Os líderes da oposição descartam qualquer rumor de divisão ou disputa interna. Em entrevistas ao GLOBO, Carlos Vecchio, coordenador político da Vontade Popular, e Julio Borges, deputado do Primeiro Justiça, disseram que a MUD está unida e "certamente apresentará um candidato único à Presidência, numa eventual disputa com Maduro".

- Se vamos realizar novas primárias ou não, depende do tempo de que disporemos. O fato é que, mais cedo ou mais tarde, teremos um novo processo eleitoral e temos que estar preparados - declarou Borges, que não vê problemas na realização de duas marchas. - Todo partido tem direito de organizar o ato que quiser.

"IGUAL A BARACK OBAMA"

É praticamente consenso que, quanto mais as eleições presidenciais forem adiadas, melhor para a oposição. Um prazo maior daria tempo para avaliar propostas, se reaproximar da massa e, principalmente, evitar uma votação maciça em Maduro como homenagem à figura de Chávez.

- Defendemos que tudo seja feito dentro do processo constitucional. É isso que começaremos a debater com nossos partidários a partir de hoje, na assembleia - afirma Carlos Vecchio.

Universitários de dois estados, Táchira e Bolívar, também realizaram protestos e prometem novos atos nos próximos dias. Ontem, aquele que é considerado o preso político mais proeminente do chavismo, Raúl Baduel ex-general e ex-ministro da Defesa de Chávez, exortou os venezuelanos a restabelecer a ordem constitucional, classificando o episódio da "posse virtual" de violação em andamento. Numa nota emitida da prisão militar de Ramo Verde, no Sudeste da capital, Baduel acusou o governo de perpetrar uma "novo golpe de Estado constitucional" ao aprovar a postergação da posse de Chávez. "Todo cidadão tem o dever de colaborar com o restabelecimento da ordem", disse. Ele, que foi responsável por trazer Chávez de volta ao poder após o golpe de 2002, foi sentenciado em 2010 a mais de sete anos de prisão sob acusações de corrupção e abuso de poder. Mas se declara inocente e diz que foi preso porque rompeu com abusos de poder do chavismo, em 2007.

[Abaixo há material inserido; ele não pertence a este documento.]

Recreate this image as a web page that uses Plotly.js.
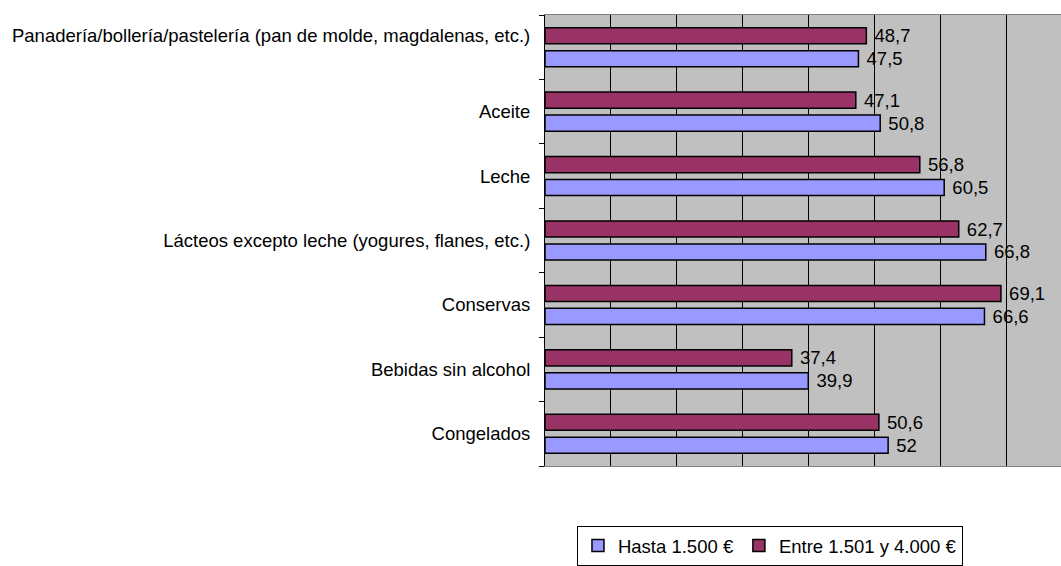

No lado oficialista, o ministro da Comunicação, Ernesto Villegas, disse que o presidente está assimilando bem o tratamento e "está consciente da situação em que se encontra".

- Apesar de não estar na Venezuela, ele continua governando. Assim como, se Barack Obama não estiver nos EUA, ele continua exercendo a Presidência - afirmou, acrescentando que Chávez, "como qualquer cidadão, tem direito de preservar a informação sobre seu estado de saúde".

A Transparência Internacional, no entanto, defendeu que os dados sobre a saúde do presidente devem ser públicos e verificáveis. Ontem, a Organização dos Estados Americanos (OEA)disse respeitar a decisão do TSJ sobre Chávez.